>> Begin EXERCISE DATA

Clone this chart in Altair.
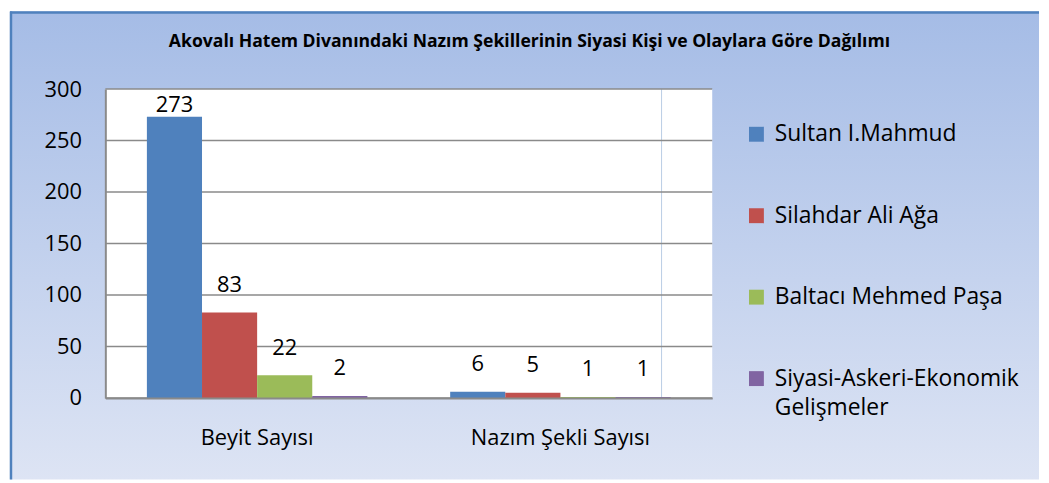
import altair as alt
import pandas as pd

categories = ["Beyit Sayısı", "Nazım Şekli Sayısı"]
series = ["Sultan I.Mahmud", "Silahdar Ali Ağa", "Baltacı Mehmed Paşa",
          "Siyasi-Askeri-Ekonomik Gelişmeler"]
beyit_values = [273, 83, 22, 2]
nazim_values = [6, 5, 1, 1]
colors = ["#4F81BD", "#C0504D", "#9BBB59", "#8064A2"]
y_ticks = [0, 50, 100, 150, 200, 250, 300]
title_text = "Akovalı Hatem Divanındaki Nazım Şekillerinin Siyasi Kişi ve Olaylara Göre Dağılımı"

rows = []
for s, v in zip(series, beyit_values):
    rows.append({"category": categories[0], "series": s, "value": v})
for s, v in zip(series, nazim_values):
    rows.append({"category": categories[1], "series": s, "value": v})
df = pd.DataFrame(rows)

W, H = 611, 311
FONT = "Open Sans"

one = alt.Data(values=[{}])

bg = alt.Chart(one).mark_rect(
    fill=alt.LinearGradient(
        gradient="linear", x1=0, y1=0, x2=0, y2=1,
        stops=[alt.GradientStop(color="#A5BCE6", offset=0),
               alt.GradientStop(color="#DDE4F4", offset=1)]),
).encode(x=alt.value(-96), x2=alt.value(940), y=alt.value(-78), y2=alt.value(393))

border = alt.Chart(one).mark_rule(color="#4F81BD", strokeWidth=2.5).encode(
    x=alt.value(-95), y=alt.value(-78), y2=alt.value(393))
border_top = alt.Chart(one).mark_rule(color="#4F81BD", strokeWidth=2.5).encode(
    x=alt.value(-96), x2=alt.value(940), y=alt.value(-77))

plot_bg = alt.Chart(one).mark_rect(fill="white").encode(
    x=alt.value(0), x2=alt.value(W), y=alt.value(0), y2=alt.value(H))

vline = alt.Chart(one).mark_rule(color="#B9CDE5", strokeWidth=1).encode(
    x=alt.value(560), y=alt.value(0), y2=alt.value(H))

yscale = alt.Scale(domain=[0, 300], nice=False, zero=True)
yaxis = alt.Axis(values=y_ticks, labelFont=FONT, labelFontSize=22,
                 labelColor="#000000", labelPadding=24, ticks=False,
                 grid=False, domainColor="#8A8A8A", domainWidth=2, zindex=1)

grid = alt.Chart(pd.DataFrame({"v": y_ticks})).mark_rule(
    color="#8A8A8A", strokeWidth=1.6).encode(
    y=alt.Y("v:Q", scale=yscale, axis=yaxis, title=None),
    x=alt.value(0), x2=alt.value(W))

xenc = alt.X("category:N", sort=categories, title=None,
             scale=alt.Scale(paddingInner=0.273, paddingOuter=0.137),
             axis=alt.Axis(labelFont=FONT, labelFontSize=22, labelColor="#000000",
                           labelPadding=30, ticks=False, domainColor="#8A8A8A",
                           domainWidth=2, labelAngle=0, zindex=1, labelLimit=400))
xoff = alt.XOffset("series:N", sort=series)

bars = alt.Chart(df).mark_bar().encode(
    x=xenc, xOffset=xoff,
    y=alt.Y("value:Q", scale=yscale, title=None, axis=yaxis),
    color=alt.Color("series:N", sort=series,
                    scale=alt.Scale(domain=series, range=colors),
                    legend=alt.Legend(
                        title=None, orient="none", legendX=644, legendY=34,
                        symbolType="square", symbolSize=225, symbolStrokeWidth=0,
                        labelFont=FONT, labelFontSize=23, labelColor="#000000",
                        labelOffset=7, rowPadding=58, padding=0, zindex=1,
                        labelLimit=400,
                        labelExpr="datum.label == 'Siyasi-Askeri-Ekonomik Gelişmeler' ? ['Siyasi-Askeri-Ekonomik', 'Gelişmeler'] : datum.label")),
)

labels = alt.Chart(df).transform_calculate(
    pos="min(datum.value + 20, 278)"
).mark_text(font=FONT, fontSize=22, color="#000000", baseline="alphabetic").encode(
    x=alt.X("category:N", sort=categories), xOffset=xoff,
    y=alt.Y("pos:Q", scale=yscale),
    text=alt.Text("value:Q"))

title = alt.Chart(one).mark_text(
    font=FONT, fontSize=17.7, fontWeight="bold", color="#000000",
    align="center", baseline="alphabetic").encode(
    x=alt.value(427), y=alt.value(-42), text=alt.value(title_text))

chart = alt.layer(bg, border, border_top, plot_bg, vline, grid, bars, labels, title).properties(
    width=W, height=H, padding=0
).configure_view(stroke=None).configure(
    background="transparent",
    style={"guide-label": {"lineHeight": 30}})

chart.save("out.html", embed_options={"renderer": "svg", "actions": False})
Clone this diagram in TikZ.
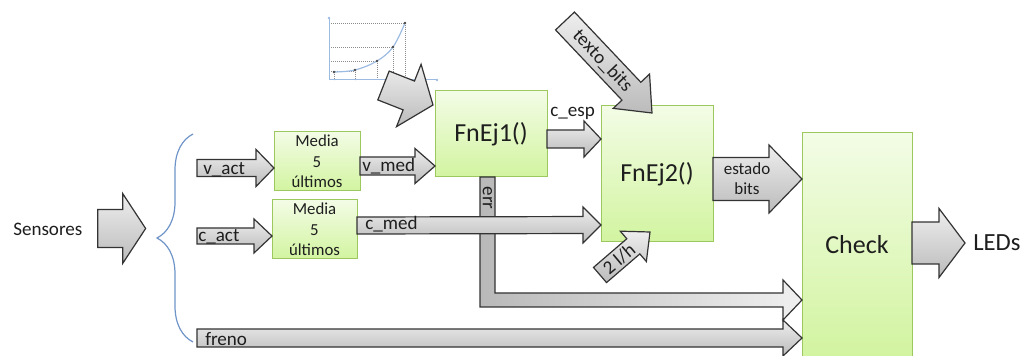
\documentclass[tikz,border=0pt]{standalone}
\usepackage{fontspec}
\setmainfont{Carlito}
\usetikzlibrary{calc,decorations.pathreplacing}

\definecolor{boxtop}{HTML}{F3FCE6}
\definecolor{boxbot}{HTML}{D2F4A0}
\definecolor{boxline}{HTML}{9DC860}
\definecolor{arrtop}{HTML}{EEEEEE}
\definecolor{arrbot}{HTML}{BBBBBB}
\definecolor{arrline}{HTML}{333333}
\definecolor{txt}{HTML}{1E1E1E}
\definecolor{bracecol}{HTML}{6F94C8}
\definecolor{axiscol}{HTML}{9CBBE2}
\definecolor{gridcol}{HTML}{8C8C8C}
\definecolor{ptcol}{HTML}{4A4A4A}

% block arrow: [options]{tail}{tip}{shaft width}{head width}{head length}, sizes in px
\newcommand\blockarrow[6][]{%
  \coordinate (ba-t) at (#2);
  \coordinate (ba-p) at (#3);
  \coordinate (ba-b) at ($(ba-p)!#6*0.75pt!(ba-t)$);
  \shade[barrow,#1]
    ($(ba-t)!#4*0.375pt!90:(ba-p)$) -- ($(ba-b)!#4*0.375pt!90:(ba-p)$) --
    ($(ba-b)!#5*0.375pt!90:(ba-p)$) -- (ba-p) --
    ($(ba-b)!#5*0.375pt!-90:(ba-p)$) -- ($(ba-b)!#4*0.375pt!-90:(ba-p)$) --
    ($(ba-t)!#4*0.375pt!-90:(ba-p)$) -- cycle;
}

\tikzset{
  fnbox/.style={draw=boxline, line width=0.75pt, top color=boxtop, bottom color=boxbot,
    inner sep=0pt, outer sep=0pt, text=txt, align=center},
  barrow/.style={draw=arrline, line width=0.9pt, top color=arrtop, bottom color=arrbot,
    line join=miter},
  lbl/.style={text=txt, inner sep=0pt, font=\fontsize{14.3}{17}\selectfont},
  smalltxt/.style={font=\fontsize{12.6}{15.4}\selectfont},
  bigtxt/.style={font=\fontsize{19.5}{23}\selectfont},
  gridline/.style={gridcol, line width=0.5pt, dash pattern=on 0.6pt off 0.9pt},
}

\begin{document}
\begin{tikzpicture}[x=0.75pt,y=-0.75pt]
\useasboundingbox (0,0) rectangle (1029,356);
\clip (0,0) rectangle (1029,356);

% small curve chart
\draw[gridline] (329,23) -- (405,23) (329,47) -- (393,47) (329,61) -- (377,61) (329,71) -- (355,71);
\draw[gridline] (334,72) -- (334,80) (355,70) -- (355,80) (377,61) -- (377,80)
  (393,47) -- (393,80) (405,23) -- (405,80);
\draw[axiscol, line width=0.75pt] (329,18) -- (329,80) -- (437,80);
\fill[axiscol] (329,18) circle (1.3) (437,80) circle (1.3);
\draw[axiscol, line width=0.9pt] plot[smooth, tension=0.6] coordinates {(334,72) (355,70) (377,61) (393,47) (405,23)};
\foreach \p in {(334,72),(355,70),(377,61),(393,47),(405,23)}
  \fill[ptcol] \p circle (1.4);

% processing blocks
\node[fnbox, smalltxt, minimum width=64.5pt, minimum height=44.25pt] (m1) at (317,161.5) {Media\\5\\últimos};
\node[fnbox, smalltxt, minimum width=63.75pt, minimum height=44.25pt] (m2) at (314.5,229.5) {Media\\5\\últimos};
\node[fnbox, bigtxt, minimum width=84pt, minimum height=64.5pt] (f1) at (491,134) {FnEj1()};
\node[fnbox, bigtxt, minimum width=84pt, minimum height=102pt] (f2) at (657,174) {FnEj2()};
\node[fnbox, bigtxt, minimum width=82.5pt, minimum height=168pt] (ck) at (857,245) {Check};

% outer labels
\node[lbl, anchor=west, font=\fontsize{14.3}{17}\selectfont] (sens) at (13,229) {Sensores};
\node[lbl, anchor=west, font=\fontsize{18.5}{22}\selectfont] (leds) at (973,243) {LEDs};
\coordinate (sens-t) at ($(sens.east)+(15,-0.5)$);
\coordinate (sens-p) at ($(sens.east)+(63,-0.5)$);
\coordinate (leds-p) at ($(leds.west)+(-8,0)$);

% sensor brace
\draw[bracecol, line width=0.9pt, decorate, decoration={brace, amplitude=27pt}] (193,342) -- (193,134);

% block arrows
\blockarrow{sens-t}{sens-p}{38}{70}{23}
\coordinate (inv) at (197,168);
\coordinate (inc) at (197,236);
\coordinate (inf) at (197,338);
\blockarrow{inv}{$(m1.west)+(0,6.5)$}{17}{37}{18}
\blockarrow{inc}{$(m2.west)+(0,6.5)$}{16}{34}{18}
\blockarrow{$(m1.east)+(0,4.5)$}{$(f1.west)+(0,32)$}{18}{35}{20}
\coordinate (ch) at (383.5,85.5);
\blockarrow{ch}{$(f1.north west)+(-2,14)$}{31}{67}{26}

% err output turning towards Check
\coordinate (e1) at ($(f1.south)+(-11,0)$);
\coordinate (e2) at ($(ck.west)+(0,55)$);
\shade[draw=arrline, line width=0.9pt, line join=miter, left color=gray!55, right color=gray!12]
  (e1) -- ($(e1)+(15,0)$) -- ($(e1)+(15,116)$) -- ($(e2)+(-19,-7)$) -- ($(e2)+(-19,-20)$)
  -- (e2) -- ($(e2)+(-19,20)$) -- ($(e2)+(-19,7)$) -- ($(e1)+(0,130)$) -- cycle;

\blockarrow{$(m2.east)+(0,-4)$}{$(f2.west)+(0,51)$}{17}{36}{18}
\blockarrow{$(f1.east)+(0,5)$}{$(f2.west)+(0,-35)$}{18}{36}{17}
\blockarrow{$(f2.east)+(0,5)$}{$(ck.west)+(0,-66)$}{43}{68}{33}
\blockarrow{inf}{$(ck.west)+(0,93)$}{18}{36}{19}
\blockarrow{$(ck.east)+(0,-2)$}{leds-p}{42}{69}{26}
\coordinate (tb) at (565,21);
\blockarrow{tb}{$(f2.north west)+(51,7)$}{26}{50}{30}
\coordinate (lh) at (600,275);
\blockarrow{lh}{$(f2.south west)+(49,-10)$}{20}{40}{22}

% arrow labels
\node[lbl, anchor=base west] (lva) at (203,175) {v\_act};
\node[lbl, anchor=base west] (lca) at (198,242) {c\_act};
\node[lbl, anchor=base west] (lvm) at (362,172) {v\_med};
\node[lbl, anchor=base west] (lcm) at (365,230) {c\_med};
\node[lbl, anchor=base west] (lfr) at (205,345) {freno};
\node[lbl, anchor=base west] (lce) at (550,117) {c\_esp};
\node[lbl, align=center, font=\fontsize{12.75}{15}\selectfont] (les) at (747,179) {estado\\bits};
\node[lbl, rotate=-90] (ler) at (487.5,198) {err};
\node[lbl, rotate=-46.6] (ltb) at (602.5,61) {texto\_bits};
\node[lbl, rotate=40] (llh) at (619,259) {2 l/h};
\end{tikzpicture}
\end{document}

>> End EXERCISE DATA

▸ **STATED EXERCISE**
Reproduce only the lines running from the beginning of the entries above to the line holding "import pandas as pd", inclusive. Pictures stay out of the copy.

▸ **THE REPLY**
Clone this chart in Altair.
import altair as alt
import pandas as pd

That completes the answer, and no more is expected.